В этом смысле матрос Самуил Лурье, его младший брат, устроился лучше: на дне Балтийского моря, - и раньше: летом 41-го.

Ну и другие разные родственники погибли. А воскрес пока что лишь один. Уже хорошо.

Но зато Первомай за последние годы немножко повыцвел: тамошних иностранных трудящихся больше не жаль, а здесь какая же может быть с ними солидарность? арматура да ножи, да впятером на одного; красный, называется, день календаря.

Но выпить - все равно, разумеется, выпьем. Под кулич и пасху, под высокопарное вранье из телевизора, под истерическое хвастовство.

Сами же - предлагаю - выпьем молча.

Все-таки очень уж много людей погибло. Дороговато обошлась эта Победа, и не особенно умно распорядились ею наши старики.

Положим, которые воевали за Сталина, - те, можно считать, добились своего: вождь прожил после войны 8 лет и успел натворить еще злодейств.

Кто, наоборот, мечтал, что за Победой придет хоть какая-то свобода - темницы рухнут и т. д., - тот должен был сперва проползти через эти самые 8 лет.

Кто всерьез надеялся покончить с т.н. коричневой чумой (были ведь, небось, и такие) - те, понятно, прогадали. Могилы их в отечестве разрисованы той самой свастикой, которую они так старательно втаптывали в немецкую грязь.

Ну, и с освобождением Европы тоже, как известно, вышла некоторая некрасота.

С другой стороны, могло случиться несравненно хуже. Например - если бы на ту же Европу Сталин и Гитлер набросились, как на Польшу, - вместе. Или если бы они поладили на том (высказывал как-то фюрер такое намерение), чтобы Сталин правил Россией от его имени, вроде как гаулейтер.

И так далее.

Не говоря уже о том, что любой из предыдущих абзацев можно если не опровергнуть, то перевернуть. Поменяв минусы, допустим, на плюсы.

И чем же тогда кончится наше славное застолье?

Так сделаем лучше паузу. (Но не скушаем ТВИКС.)

Есть факты, о которых не спорят. Их ровно два.

Первый - невообразимое число: не менее 26 000 000 убитых (а всех никто еще не сосчитал).

Второй - в этой бесконечной долине смерти у каждого из нас есть кто-нибудь свой.

Мы выпиваем, пишем-читаем и вообще живем исключительно потому, что у каждого из нас кто-то страдал, кто-то погиб на этой войне.

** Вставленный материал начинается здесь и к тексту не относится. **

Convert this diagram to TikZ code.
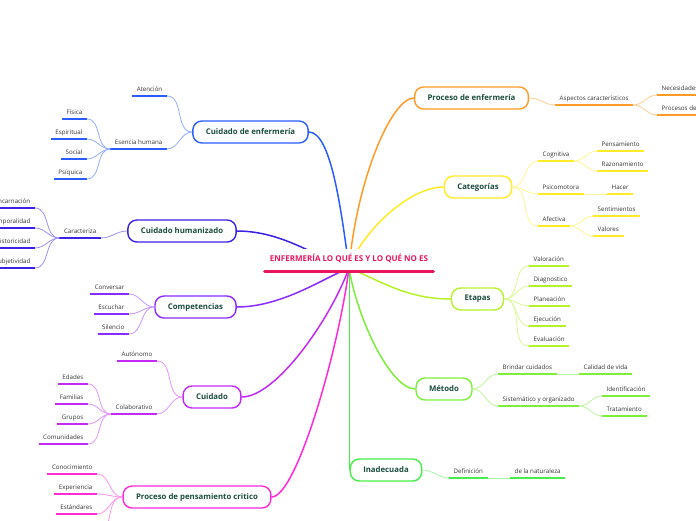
\documentclass[tikz,border=0pt]{standalone}
\usepackage{fontspec}
\setmainfont{Open Sans}
\usetikzlibrary{positioning}
\definecolor{cBlueA}{HTML}{2A5CFF}
\definecolor{cBlueB}{HTML}{3A22E6}
\definecolor{cPurp}{HTML}{8B2BFF}
\definecolor{cViol}{HTML}{C32BF5}
\definecolor{cMag}{HTML}{FF2BD9}
\definecolor{cOran}{HTML}{FF9B26}
\definecolor{cYell}{HTML}{FFEB26}
\definecolor{cLime}{HTML}{B5F229}
\definecolor{cGreen}{HTML}{7DEE3A}
\definecolor{cGreenB}{HTML}{47EE47}
\definecolor{cTitle}{HTML}{E8175D}
\definecolor{cText}{HTML}{1B4D3E}
\definecolor{cLeaf}{HTML}{333333}
\begin{document}
\begin{tikzpicture}[
        x=1pt, y=-1pt,
        topic/.style={draw=#1, fill=white, line width=1.4pt, rounded corners=9pt,
            minimum height=22pt, inner xsep=13pt, text=cText,
            font=\fontsize{7.8}{9}\selectfont\bfseries},
        leaf/.style={font=\fontsize{6.2}{7}\selectfont, text=cLeaf,
            inner xsep=4.5pt, inner ysep=3.5pt, text height=4.5pt, text depth=1.2pt,
            append after command={(\tikzlastnode.south west) edge[draw=#1, line width=2pt] (\tikzlastnode.south east)}},
        leafl/.style={leaf=#1, anchor=south east},
        leafr/.style={leaf=#1, anchor=south west},
        branch/.style={draw=#1, line width=1.5pt},
        twig/.style={draw=#1!50, line width=0.8pt},
        tol/.style={twig=#1, out=180, in=0},
        tor/.style={twig=#1, out=0, in=180},
    ]
    \useasboundingbox (0,0) rectangle (696,520);
    \clip (0,0) rectangle (696,520);
    \coordinate (root) at (349,268);

    % main topics
    \node[topic=cBlueA] (cde) at (250.5,132) {Cuidado de enfermería};
    \node[topic=cBlueB] (chum) at (182,231) {Cuidado humanizado};
    \node[topic=cPurp] (comp) at (195.5,307) {Competencias};
    \node[topic=cViol] (cuid) at (212,397) {Cuidado};
    \node[topic=cMag] (ppc) at (197,497) {Proceso de pensamiento critico};
    \node[topic=cOran] (pde) at (471.5,98) {Proceso de enfermería};
    \node[topic=cYell] (cate) at (478,187) {Categorías};
    \node[topic=cLime] (etap) at (477.5,299) {Etapas};
    \node[topic=cGreen] (meto) at (444,389) {Método};
    \node[topic=cGreenB] (inad) at (386,470) {Inadecuada};

    % left leaves
    \node[leafl=cBlueA] (aten) at (167,96) {Atención};
    \node[leafl=cBlueA] (esen) at (167,149) {Esencia humana};
    \node[leafl=cBlueA] (fisi) at (87,119) {Física};
    \node[leafl=cBlueA] (espi) at (87,139) {Espiritual};
    \node[leafl=cBlueA] (soci) at (87,159) {Social};
    \node[leafl=cBlueA] (psiq) at (87,179) {Psíquica};

    \node[leafl=cBlueB] (cara) at (101,238) {Caracteriza};
    \node[leafl=cBlueB] (enca) at (35,208) {Encarnación};
    \node[leafl=cBlueB] (temp) at (35,228) {Temporalidad};
    \node[leafl=cBlueB] (hist) at (35,248) {Historicidad};
    \node[leafl=cBlueB] (subj) at (35,268) {Subjetividad};

    \node[leafl=cPurp] (conv) at (129,294) {Conversar};
    \node[leafl=cPurp] (escu) at (129,314) {Escuchar};
    \node[leafl=cPurp] (sile) at (129,334) {Silencio};

    \node[leafl=cViol] (auto) at (157,361) {Autónomo};
    \node[leafl=cViol] (cola) at (157,414) {Colaborativo};
    \node[leafl=cViol] (edad) at (88,384) {Edades};
    \node[leafl=cViol] (fami) at (88,404) {Familias};
    \node[leafl=cViol] (grup) at (88,424) {Grupos};
    \node[leafl=cViol] (comu) at (88,444) {Comunidades};

    \node[leafl=cMag] (cono) at (97,474) {Conocimiento};
    \node[leafl=cMag] (expe) at (97,494) {Experiencia};
    \node[leafl=cMag] (esta) at (97,514) {Estándares};
    \coordinate (ppcd) at (97,534);

    % right leaves
    \node[leafr=cOran] (aspe) at (555,105) {Aspectos característicos};
    \node[leafr=cOran] (nece) at (657,95) {Necesidades};
    \node[leafr=cOran] (proc) at (657,115) {Procesos de};

    \node[leafr=cYell] (cogn) at (538,161) {Cognitiva};
    \node[leafr=cYell] (psic) at (538,194) {Psicomotora};
    \node[leafr=cYell] (afec) at (538,226) {Afectiva};
    \node[leafr=cYell] (pens) at (597,151) {Pensamiento};
    \node[leafr=cYell] (razo) at (597,171) {Razonamiento};
    \node[leafr=cYell] (hace) at (607,194) {Hacer};
    \node[leafr=cYell] (sent) at (593,216) {Sentimientos};
    \node[leafr=cYell] (valo) at (593,236) {Valores};

    \node[leafr=cLime] (valr) at (529,266) {Valoración};
    \node[leafr=cLime] (diag) at (529,286) {Diagnostico};
    \node[leafr=cLime] (plan) at (529,306) {Planeación};
    \node[leafr=cLime] (ejec) at (529,326) {Ejecución};
    \node[leafr=cLime] (eval) at (529,346) {Evaluación};

    \node[leafr=cGreen] (brin) at (498,374) {Brindar cuidados};
    \node[leafr=cGreen] (cali) at (579,374) {Calidad de vida};
    \node[leafr=cGreen] (sist) at (498,406) {Sistemático y organizado};
    \node[leafr=cGreen] (iden) at (602,396) {Identificación};
    \node[leafr=cGreen] (trat) at (602,416) {Tratamiento};

    \node[leafr=cGreenB] (defi) at (449,478) {Definición};
    \node[leafr=cGreenB] (natu) at (510,478) {de la naturaleza};

    % twigs
    \draw (cde.west) edge[tol=cBlueA] (aten.south east) edge[tol=cBlueA] (esen.south east);
    \draw (esen.south west) edge[tol=cBlueA] (fisi.south east) edge[tol=cBlueA] (espi.south east)
        edge[tol=cBlueA] (soci.south east) edge[tol=cBlueA] (psiq.south east);
    \draw (chum.west) edge[tol=cBlueB] (cara.south east);
    \draw (cara.south west) edge[tol=cBlueB] (enca.south east) edge[tol=cBlueB] (temp.south east)
        edge[tol=cBlueB] (hist.south east) edge[tol=cBlueB] (subj.south east);
    \draw (comp.west) edge[tol=cPurp] (conv.south east) edge[tol=cPurp] (escu.south east)
        edge[tol=cPurp] (sile.south east);
    \draw (cuid.west) edge[tol=cViol] (auto.south east) edge[tol=cViol] (cola.south east);
    \draw (cola.south west) edge[tol=cViol] (edad.south east) edge[tol=cViol] (fami.south east)
        edge[tol=cViol] (grup.south east) edge[tol=cViol] (comu.south east);
    \draw (ppc.west) edge[tol=cMag] (cono.south east) edge[tol=cMag] (expe.south east)
        edge[tol=cMag] (esta.south east) edge[tol=cMag] (ppcd);

    \draw (pde.east) edge[tor=cOran] (aspe.south west);
    \draw (aspe.south east) edge[tor=cOran] (nece.south west) edge[tor=cOran] (proc.south west);
    \draw (cate.east) edge[tor=cYell] (cogn.south west) edge[tor=cYell] (psic.south west)
        edge[tor=cYell] (afec.south west);
    \draw (cogn.south east) edge[tor=cYell] (pens.south west) edge[tor=cYell] (razo.south west);
    \draw[twig=cYell] (psic.south east) -- (hace.south west);
    \draw (afec.south east) edge[tor=cYell] (sent.south west) edge[tor=cYell] (valo.south west);
    \draw (etap.east) edge[tor=cLime] (valr.south west) edge[tor=cLime] (diag.south west)
        edge[tor=cLime] (plan.south west) edge[tor=cLime] (ejec.south west)
        edge[tor=cLime] (eval.south west);
    \draw (meto.east) edge[tor=cGreen] (brin.south west) edge[tor=cGreen] (sist.south west);
    \draw[twig=cGreen] (brin.south east) -- (cali.south west);
    \draw (sist.south east) edge[tor=cGreen] (iden.south west) edge[tor=cGreen] (trat.south west);
    \draw (inad.east) edge[tor=cGreenB] (defi.south west);
    \draw[twig=cGreenB] (defi.south east) -- (natu.south west);

    % branches to the centre
    \draw[branch=cBlueA] (cde.east) .. controls +(22,0) and +(-8,-60) .. (root);
    \draw[branch=cBlueB] (chum.east) .. controls +(45,0) and +(-35,-12) .. (root);
    \draw[branch=cPurp] (comp.east) .. controls +(45,0) and +(-25,10) .. (root);
    \draw[branch=cViol] (cuid.east) .. controls +(35,0) and +(-18,50) .. (root);
    \draw[branch=cMag] (ppc.east) .. controls +(25,0) and +(-10,80) .. (root);
    \draw[branch=cOran] (pde.west) .. controls +(-22,0) and +(8,-90) .. (root);
    \draw[branch=cYell] (cate.west) .. controls +(-35,0) and +(12,-35) .. (root);
    \draw[branch=cLime] (etap.west) .. controls +(-45,0) and +(30,12) .. (root);
    \draw[branch=cGreen] (meto.west) .. controls +(-25,0) and +(8,50) .. (root);
    \draw[branch=cGreenB] (inad.west |- root) -- (inad.west);

    \node[fill=white, anchor=south, minimum width=168pt, inner xsep=0pt, inner ysep=9.5pt,
        text height=3.5pt, text depth=0pt, text=cTitle, font=\fontsize{8}{9}\selectfont\bfseries,
        append after command={(\tikzlastnode.south west) edge[draw=cTitle, line width=3.7pt, line cap=round] (\tikzlastnode.south east)}]
        (title) at (349,271.5) {ENFERMERÍA LO QUÉ ES Y LO QUÉ NO ES};
\end{tikzpicture}
\end{document}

Так вышло. Это не наша вина. Но ведь и заслуга не наша.

(И уж подавно не государства. Ему-то уж точно нечем гордиться. И должно быть совестно ликовать.)

Непреложные факты непригодны для тостов, но дают нам, казалось бы, право на слово МЫ. Как если бы это местоимение действительно обозначало некую общность людей. Которые, предположим, ни при каких обстоятельствах не станут уничтожать друг друга.

А не то что как вот намедни в Нальчике: облава со стрельбой, безоружному убегающему вслед - гранату, а раз убит - значит, террорист, и несчастная семья несчастного Мухтара Шашева, 24-х лет, пусть скажет спасибо, что выдали мертвое тело.

Или как давеча в Махачкале...

Или как в прошлом году в Беслане. И в Петербурге. А в позапрошлом - в Москве.

Да что говорить. Нет никаких НАС. Не значит ничего это слово.

Но все равно - спасибо старикам.

Постоять. Помолчать. После чего, конечно, выпить. Каждый - за своих. Мне есть за кого. Вам тоже.